Almost four years ago--as I sat in a dusty yard behind a motorcycle clubhouse, sipped very cheap beer and watched grown men rip around that glorified dirt patch on buzzy, two-foot-tall minibikes--my life changed. Fortunately, due to my longstanding policy of treating all motorcycle club members with extreme respect, this change was for the best. In fact, I can thank those boys for the fact that I have a book hitting shelves at quality merchants near you this week.
The Renegade Sportsman, which Riverhead Books publishes on June 1, owes its inspiration to the sporting hospitality, creativity and merely-a-flesh-wound daring I glimpsed that now-distant summer day. My cousin is a member of this club, which is not the sort of "motorcycle club" that requires scare-quotes to indicate that its members engage in extracurricular activities that may or may not conform to statute. This is an actual motorcycle club, composed of daredevil amateurs who love their bikes, the physical hazards those bikes make possible, and the rowdy fellowship that combination encourages. These gentlemen (and ladies) are, as my cousin likes to say, Sportsmen.
As I drank my Pabst--purchased for $1 from the bar bolted to the living-room floor inside the clubhouse--the word resonated in my head. Sportsmen. How different this scene was from the drab world of standard American jockdom; how little it shared with the default fan culture that is turning us all into fat dudes obsessed with fantasy football.
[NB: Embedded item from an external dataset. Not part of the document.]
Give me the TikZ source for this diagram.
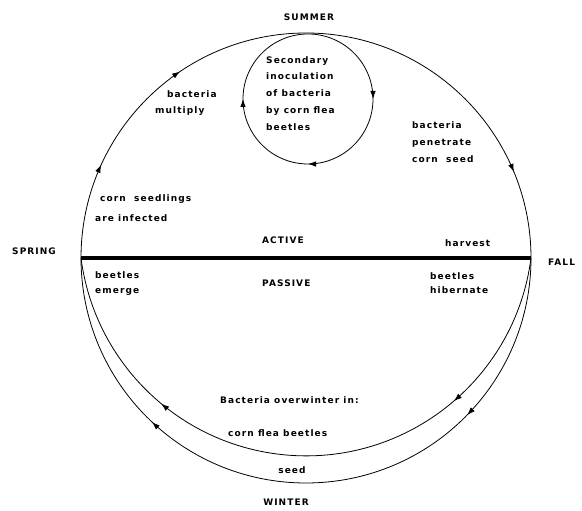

I felt epiphany's hot, meaty grip as an entire alternative universe of sports snapped together in my mind.
Over the next two years, I embarked on a safari through America's sports underground, the DIY frontier that lurks beyond the borders defined by cable highlight shows, newspaper sports pages and talk-radio hosts. I discovered a whole nation of freethinking, freewheeling athletes and fans not content to let the NFL, NBA, Major League Baseball and the NCAA define their sporting lives. Out in the world of the Renegade Sportsmen, the very meaning of sports was up for grabs.
As I did my research, friends would often ask just what I was working on. I would often mumble something to the effect of "a book about weird sports." Later, I realized this was wrong: I was working on a book about inventive and independent sports--in fact, about a whole sports world that was being invented (or reinvented) by hands-on participants and fans, without wealthy owners or cash-rich sponsors, without superstars or media attention. And yes, these sports were often different than their mainstream, big-league counterparts, but that was not the point. The point was, they were, in many ways, better.
The Renegade Sportsman provides a document of this movement. It also contains the rather unfortunate incident in which I donned a tight-fitting red tunic and blond mullet wig and went on a seven-mile run alongside numerous large, similarly cross-dressed men and their female accomplices. We stopped at many, many taverns along the way, and consumed many, many beers, and then I lost my wallet and had to sneak home on mass transit without a ticket. This was my introduction to the Hash House Harriers, a gloriously dissolute international "drinking club with a running problem." Readers will also find me half-naked on the side of an Iowa backroad at 4 o'clock in the morning, semi-insane with sleep deprivation and waiting for the leaders of the brutal Trans-Iowa endurance cycling race. At other points, my head was jammed between rugby players' thighs, and I was almost flattened by careening roller derby women. I tried to learn fencing--the sport of the sword, not how to construct outdoor enclosures--only to be humiliated by adolescents. I successfully ran my own croquet league franchise, The Jaguar Realm, straight to the bottom of the standings.
In other words, Renegade provided a surfeit of strange experiences. It also imbued me with fresh appreciation for America's sloppy, weedy, fertile grassroots--our national strategic reserves of democratic whimsy and dirty-fingernailed enterprise, which keep our culture alive. Working on the book was like traveling back in time to the 1840s, the rambunctious era just after modern sports emerged from the pre-industrial mire but just before the hyper-organized Victorians got around to writing rules for everything. In the sports underground, you can watch a game take shape before your eyes: roller derby and bike polo, for example, are becoming full-fledged international sports without help from TV or corporate backers. You can find heroic athletes, hustling impresarios and manic visionaries--like the guy who convinced me to paddle across a Superfund-listed river in a listing rowboat full of other people's shoes.
Most of all, my reporting reminded me that sports are, after all, pretty damn cool--especially when a true Sportsman takes them on with a DIY spirit and an appetite for adventure. If The Renegade Sportsman succeeds in inspiring a single start-up flag-football league, wildcat darts tournament or late-life pentathlon career, the journey will have achieved its ultimate objective.